▶ **DATA EXCERPT**
++++++++++
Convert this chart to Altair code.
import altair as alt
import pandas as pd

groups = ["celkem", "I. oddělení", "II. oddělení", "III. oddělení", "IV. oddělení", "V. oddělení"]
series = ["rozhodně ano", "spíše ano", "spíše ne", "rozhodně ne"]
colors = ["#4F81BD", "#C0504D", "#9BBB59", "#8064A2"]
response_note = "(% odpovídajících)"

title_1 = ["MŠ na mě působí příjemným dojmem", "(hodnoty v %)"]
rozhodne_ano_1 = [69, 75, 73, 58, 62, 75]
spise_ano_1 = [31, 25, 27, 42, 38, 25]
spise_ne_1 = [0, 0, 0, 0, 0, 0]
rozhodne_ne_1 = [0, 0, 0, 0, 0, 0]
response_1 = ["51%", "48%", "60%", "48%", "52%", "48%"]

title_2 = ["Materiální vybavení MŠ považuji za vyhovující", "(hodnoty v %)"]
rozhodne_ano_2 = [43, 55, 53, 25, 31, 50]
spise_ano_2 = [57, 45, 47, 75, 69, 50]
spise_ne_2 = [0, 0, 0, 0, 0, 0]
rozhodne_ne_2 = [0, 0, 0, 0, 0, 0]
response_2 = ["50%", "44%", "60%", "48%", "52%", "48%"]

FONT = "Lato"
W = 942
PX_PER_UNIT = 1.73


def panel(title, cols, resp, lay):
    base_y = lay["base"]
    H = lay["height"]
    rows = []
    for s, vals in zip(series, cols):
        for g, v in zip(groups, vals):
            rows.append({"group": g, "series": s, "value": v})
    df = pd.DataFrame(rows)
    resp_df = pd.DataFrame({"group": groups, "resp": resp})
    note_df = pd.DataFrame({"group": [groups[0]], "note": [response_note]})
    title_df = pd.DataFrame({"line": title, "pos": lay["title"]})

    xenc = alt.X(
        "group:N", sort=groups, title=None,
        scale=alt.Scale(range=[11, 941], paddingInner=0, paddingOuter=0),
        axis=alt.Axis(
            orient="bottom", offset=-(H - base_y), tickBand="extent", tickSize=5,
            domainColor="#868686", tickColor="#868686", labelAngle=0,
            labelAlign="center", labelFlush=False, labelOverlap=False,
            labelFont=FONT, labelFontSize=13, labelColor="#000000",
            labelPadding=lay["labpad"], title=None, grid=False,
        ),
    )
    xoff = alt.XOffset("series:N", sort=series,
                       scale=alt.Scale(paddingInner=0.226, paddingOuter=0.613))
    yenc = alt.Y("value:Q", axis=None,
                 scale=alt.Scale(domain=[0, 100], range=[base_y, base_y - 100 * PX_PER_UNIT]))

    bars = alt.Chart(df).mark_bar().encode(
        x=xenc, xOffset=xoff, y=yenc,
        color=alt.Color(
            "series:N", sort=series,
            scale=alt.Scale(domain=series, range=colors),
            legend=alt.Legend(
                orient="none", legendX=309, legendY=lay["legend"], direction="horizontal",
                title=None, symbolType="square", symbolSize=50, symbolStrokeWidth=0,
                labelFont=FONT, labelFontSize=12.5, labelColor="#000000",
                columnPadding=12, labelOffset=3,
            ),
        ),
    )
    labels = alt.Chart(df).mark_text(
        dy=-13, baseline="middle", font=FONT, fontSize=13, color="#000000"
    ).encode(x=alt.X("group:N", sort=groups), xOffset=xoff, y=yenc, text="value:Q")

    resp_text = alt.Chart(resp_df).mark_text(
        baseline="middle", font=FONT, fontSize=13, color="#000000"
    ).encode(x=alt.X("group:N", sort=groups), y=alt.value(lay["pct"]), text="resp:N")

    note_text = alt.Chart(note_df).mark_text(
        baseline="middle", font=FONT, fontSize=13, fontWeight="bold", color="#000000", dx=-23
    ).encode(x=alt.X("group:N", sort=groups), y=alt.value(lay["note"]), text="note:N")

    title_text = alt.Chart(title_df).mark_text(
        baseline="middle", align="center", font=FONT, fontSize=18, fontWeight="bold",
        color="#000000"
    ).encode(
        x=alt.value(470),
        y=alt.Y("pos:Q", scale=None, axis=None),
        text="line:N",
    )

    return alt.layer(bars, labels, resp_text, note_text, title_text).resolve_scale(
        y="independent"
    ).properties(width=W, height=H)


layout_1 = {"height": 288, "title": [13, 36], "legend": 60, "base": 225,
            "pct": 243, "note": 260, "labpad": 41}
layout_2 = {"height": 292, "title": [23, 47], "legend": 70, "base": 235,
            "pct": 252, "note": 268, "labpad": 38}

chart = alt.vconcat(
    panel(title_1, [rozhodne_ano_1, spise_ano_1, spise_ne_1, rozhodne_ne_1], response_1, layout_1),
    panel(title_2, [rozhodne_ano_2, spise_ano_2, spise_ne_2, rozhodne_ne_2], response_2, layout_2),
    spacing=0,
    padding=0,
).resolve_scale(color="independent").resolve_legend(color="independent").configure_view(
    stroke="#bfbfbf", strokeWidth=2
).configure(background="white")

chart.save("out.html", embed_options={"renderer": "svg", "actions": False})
++++++++++
Return exactly the leading lines of the listing, stopping after the line in which "PX_PER_UNIT = 1.73" occurs.

▶ **TASK RESPONSE**
Convert this chart to Altair code.
import altair as alt
import pandas as pd

groups = ["celkem", "I. oddělení", "II. oddělení", "III. oddělení", "IV. oddělení", "V. oddělení"]
series = ["rozhodně ano", "spíše ano", "spíše ne", "rozhodně ne"]
colors = ["#4F81BD", "#C0504D", "#9BBB59", "#8064A2"]
response_note = "(% odpovídajících)"

title_1 = ["MŠ na mě působí příjemným dojmem", "(hodnoty v %)"]
rozhodne_ano_1 = [69, 75, 73, 58, 62, 75]
spise_ano_1 = [31, 25, 27, 42, 38, 25]
spise_ne_1 = [0, 0, 0, 0, 0, 0]
rozhodne_ne_1 = [0, 0, 0, 0, 0, 0]
response_1 = ["51%", "48%", "60%", "48%", "52%", "48%"]

title_2 = ["Materiální vybavení MŠ považuji za vyhovující", "(hodnoty v %)"]
rozhodne_ano_2 = [43, 55, 53, 25, 31, 50]
spise_ano_2 = [57, 45, 47, 75, 69, 50]
spise_ne_2 = [0, 0, 0, 0, 0, 0]
rozhodne_ne_2 = [0, 0, 0, 0, 0, 0]
response_2 = ["50%", "44%", "60%", "48%", "52%", "48%"]

FONT = "Lato"
W = 942
PX_PER_UNIT = 1.73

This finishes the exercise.